Focusing only on investigations that align with immediate state interests may elicit short-term cooperation. However, those are the cases most likely to be viable in domestic courts—whether in the host state (perhaps with external support), or in a third state. The ICC’s marginal contribution in such contexts is likely to be minimal. Furthermore, there is only minimal evidence of the ICC’s capacity to deter non-state actors from committing crimes through the fear of prosecution.

Of course, cooperation can also be elicited in contexts where state interests are not immediately aligned with the investigation in question. States may cooperate, or at least refrain from overt obstruction, in order to signal to international partners and domestic constituents their fidelity to international law and legitimate international institutions, even when doing so does not advance their immediate interests (at least, as long as doing so does not fundamentally imperil them). Others may be influenced by what Jo and Simmons have termed “social deterrence”—the impact of the ICC regime in creating the conditions under which states whose agents violate international criminal law risk negative political consequences outside the judicial process, with the fact of criminality providing the focal point for oppositional mobilization.

In principle, advocates of modesty would not be opposed to taking advantage of such mechanisms of cooperation. However, modesty may render those very mechanisms unavailable. The Court’s legitimacy is central to what makes the fact of criminality a focal point and cooperation with the ICC a valuable signal. Where legitimacy is lacking due to a systematic failure to challenge the powerful, the force of those effects diminishes. States can more effectively reframe their refusal to cooperate as justified resistance against a neocolonial institution and thus avoid the political and social costs of obstructionism or violation.

Consequences aside, there is also a deeper point of principle at stake. An increasingly common understanding of international criminal punishment focuses not on its impact (deterrent or otherwise) but on its role as mechanism for moral expression. On this expressivist account, the ICC is an agent of international condemnation and non-acquiescence.

Condemnation is an agent-relative normative practice. It requires standing to blame. One of the ways that standing can be surrendered is when the condemning agent is complicit in a systematic, but morally and legally arbitrary shielding of those who are engaged in the same or worse conduct as those it condemns. This point is often lost in rebuttals of the tu quoque argument. That argument has bite not as a defense of the accused, but as a rejection of the moral standing of the court before which that individual is being tried to be the one to condemn her or him. It is not a reason why the accused ought not be punished; it is a reason a specific court cannot inflict that punishment with any condemnatory force.

In addition to lacking standing to condemn, an ICC driven by modesty would also be incapable of expressing non-acquiescence through punishment. Quite the contrary; the strategy of modesty would entail systematic acquiescence to the crimes of the powerful. In both respects, then, modesty would subvert the ICC’s viability as an agent of moral expression.

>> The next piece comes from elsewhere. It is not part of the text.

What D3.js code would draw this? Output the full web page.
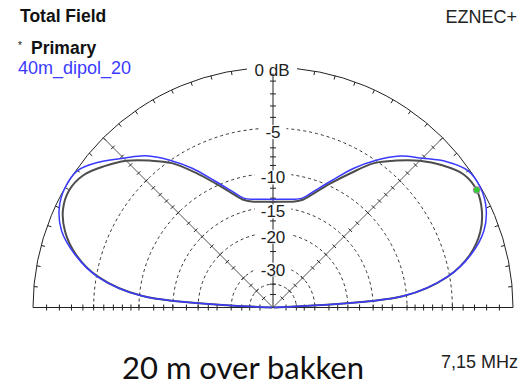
<!DOCTYPE html>
<html>
<head>
<meta charset="utf-8">
<script src="https://cdn.jsdelivr.net/npm/d3@7"></script>
<style>
  body { margin: 0; background: #fff; }
  text { font-family: "Liberation Sans", Arial, sans-serif; }
</style>
</head>
<body>
<div id="chart"></div>
<script>
// EZNEC elevation plot, 40m dipole 20 m above ground (ARRL log scale)

// elevation angle in degrees, 0 = right horizon, 180 = left horizon
const elevAngles = [0, 5, 10, 15, 20, 25, 30, 35, 40, 45, 50, 55, 60, 65, 70, 75, 80, 85, 90,
  95, 100, 105, 110, 115, 120, 125, 130, 135, 140, 145, 150, 155, 160, 165, 170, 175, 180];

// primary trace (dark), dB relative to plot max
const primaryDb = [-99, -10.4, -5.2, -2.8, -1.45, -0.7, -0.35, -0.55, -1.4, -2.5, -3.85, -5.3, -7.5, -9.6, -11.6, -13.2, -13.8, -14.0, -14.1,
  -14.0, -13.8, -13.2, -11.6, -9.6, -7.4, -5.3, -3.85, -2.5, -1.5, -0.65, -0.35, -0.6, -1.4, -2.8, -5.15, -10.4, -99];

// comparison trace "40m_dipol_20" (blue)
const compareDb = [-99, -10.4, -5.2, -2.7, -1.15, -0.35, -0.03, -0.12, -0.97, -2.2, -3.33, -4.95, -6.9, -9.2, -11.2, -12.9, -13.4, -13.6, -13.7,
  -13.6, -13.4, -12.9, -11.2, -9.2, -6.9, -4.95, -3.3, -2.2, -1.0, -0.1, 0, -0.3, -1.1, -2.7, -5.1, -10.4, -99];

const ringDb = [-5, -10, -15, -20, -30, -40];
const ringLabels = ["-5", "-10", "-15", "-20", "-30"];
const tickDb = [-1, -2, -3, -4, -5, -6, -7, -8, -9, -10, -12, -13.5, -15, -17.5, -20, -22.5, -25, -30, -35, -40, -50];
const cursorAngle = 30;
const legendNames = ["Primary", "40m_dipol_20"];

function drawPattern() {
  const width = 529, height = 386;
  const cx = 273, cy = 307.5, R = 240;

  const svg = d3.select("#chart").append("svg")
    .attr("width", width)
    .attr("height", height)
    .style("background", "#fff");

  // ARRL log scale: radius goes as (field ratio)^0.506
  const r = d3.scalePow().exponent(0.506).domain([0, 1]).range([0, R]);
  const rDb = db => r(Math.pow(10, db / 20));
  const rad = deg => deg * Math.PI / 180;

  const g = svg.append("g").attr("transform", `translate(${cx},${cy})`);
  const grid = g.append("g");

  // dashed rings
  ringDb.forEach(db => {
    const p = d3.path();
    const rr = rDb(db);
    p.moveTo(-rr, 0);
    p.arc(0, 0, rr, Math.PI, 2 * Math.PI);
    grid.append("path").attr("d", p.toString())
      .attr("fill", "none").attr("stroke", "#333").attr("stroke-width", 1)
      .attr("stroke-dasharray", "3,3");
  });

  // outer ring
  const outer = d3.path();
  outer.moveTo(-R, 0);
  outer.arc(0, 0, R, Math.PI, 2 * Math.PI);
  grid.append("path").attr("d", outer.toString())
    .attr("fill", "none").attr("stroke", "#222").attr("stroke-width", 1);

  // ticks on outer ring every 5 deg, pointing in
  d3.range(5, 180, 5).forEach(a => {
    const c = Math.cos(rad(a)), s = Math.sin(rad(a));
    grid.append("line")
      .attr("x1", R * c).attr("y1", -R * s)
      .attr("x2", (R - 4) * c).attr("y2", -(R - 4) * s)
      .attr("stroke", "#222");
  });

  // radial lines: horizon, 45, 90, 135 deg, with dB ticks
  [0, 45, 90, 135, 180].forEach(a => {
    const c = Math.cos(rad(a)), s = Math.sin(rad(a));
    grid.append("line")
      .attr("x1", 0).attr("y1", 0)
      .attr("x2", R * c).attr("y2", -R * s)
      .attr("stroke", a % 90 === 0 ? "#222" : "#555").attr("stroke-width", 1);
    const len = a % 90 === 0 ? 3 : 2.5;
    tickDb.forEach(db => {
      const rr = rDb(db);
      const px = rr * c, py = -rr * s;
      // perpendicular direction
      const nx = s, ny = c;
      grid.append("line")
        .attr("x1", px - nx * len).attr("y1", py - ny * len)
        .attr("x2", px + nx * len).attr("y2", py + ny * len)
        .attr("stroke", "#222");
    });
  });

  // ring labels on the vertical axis
  const labels = g.append("g")
    .style("font-size", "17px").attr("fill", "#222").attr("text-anchor", "middle");
  ringLabels.forEach((t, i) => {
    const y = -rDb(ringDb[i]) + 4;
    const w = t.length * 9.5 + 8;
    labels.append("rect").attr("x", -w / 2).attr("y", y - 7).attr("width", w).attr("height", 14)
      .attr("fill", "#fff");
    labels.append("text").attr("x", 0).attr("y", y).attr("dy", "0.35em").text(t);
  });
  labels.append("rect").attr("x", -26).attr("y", -R - 6).attr("width", 50).attr("height", 12)
    .attr("fill", "#fff");
  labels.append("text").attr("x", -1).attr("y", -R + 3).attr("dy", "0.35em").text("0 dB");

  // traces
  const line = d3.lineRadial()
    .angle(d => rad(90 - d[0]))
    .radius(d => rDb(d[1]))
    .curve(d3.curveCatmullRom.alpha(0.5));

  g.append("path")
    .datum(elevAngles.map((a, i) => [a, primaryDb[i]]))
    .attr("d", line)
    .attr("fill", "none").attr("stroke", "#4d4d4d").attr("stroke-width", 2);

  g.append("path")
    .datum(elevAngles.map((a, i) => [a, compareDb[i]]))
    .attr("d", line)
    .attr("fill", "none").attr("stroke", "#3a3aff").attr("stroke-width", 1.5);

  // cursor dot on primary trace
  const ci = elevAngles.indexOf(cursorAngle);
  const cr = rDb(primaryDb[ci]);
  g.append("circle")
    .attr("cx", cr * Math.cos(rad(cursorAngle)))
    .attr("cy", -cr * Math.sin(rad(cursorAngle)))
    .attr("r", 3.5)
    .attr("fill", "#33cc33").attr("stroke", "#cc77cc").attr("stroke-width", 0.8);

  // header texts
  svg.append("text").attr("x", 20).attr("y", 22)
    .style("font-size", "17.5px").style("font-weight", "bold").attr("fill", "#111")
    .text("Total Field");
  svg.append("text").attr("x", 18).attr("y", 49)
    .style("font-size", "10px").attr("fill", "#111").text("*");
  svg.append("text").attr("x", 31).attr("y", 54)
    .style("font-size", "17.5px").style("font-weight", "bold").attr("fill", "#111")
    .text(legendNames[0]);
  svg.append("text").attr("x", 18).attr("y", 74)
    .style("font-size", "18px").attr("fill", "#3a3aff")
    .text(legendNames[1]);
  svg.append("text").attr("x", 517).attr("y", 23).attr("text-anchor", "end")
    .style("font-size", "18px").attr("fill", "#222").text("EZNEC+");
  svg.append("text").attr("x", 518).attr("y", 368).attr("text-anchor", "end")
    .style("font-size", "18px").attr("fill", "#222").text("7,15 MHz");
  svg.append("text").attr("x", 122).attr("y", 379)
    .style("font-family", "Lato, 'Open Sans', sans-serif").style("font-size", "31px").attr("fill", "#111")
    .text("20 m over bakken");
}

document.addEventListener("DOMContentLoaded", drawPattern);
</script>
</body>
</html>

The value of risking it all  

The claim here is not that prosecutorial audacity vis-à-vis power is guaranteed to extricate the ICC from its spiral of deteriorating legitimacy and credibility. The Court’s challenges are broad and deep. They may not be soluble. A Prosecutor who pursues justified investigations against powerful actors would run a very high risk of failure.

However, failure is not guaranteed. A bold posture may also restore some of the Court’s vanishing legitimacy, with the possibility that a broader range of actors would be willing to support and facilitate investigations and execute warrants. It just might, as did the International Court of Justice’s decision in the Nicaragua case, restore the Court’s reputation sufficiently to draw renewed support from actors that have turned against it. It may facilitate political mobilization and pressure in those states in which criminal cases are obstructed, thus generating change even in the act of failing.

And even if prosecutorial audacity were to result in spectacular failure, the Court and its agents would at least have failed doing something that was worth the effort. The modest alternative would seek to preserve the Court simply for the sake of preservation—because there is a sadness associated with destroying things we have created—not because its survival actually matters.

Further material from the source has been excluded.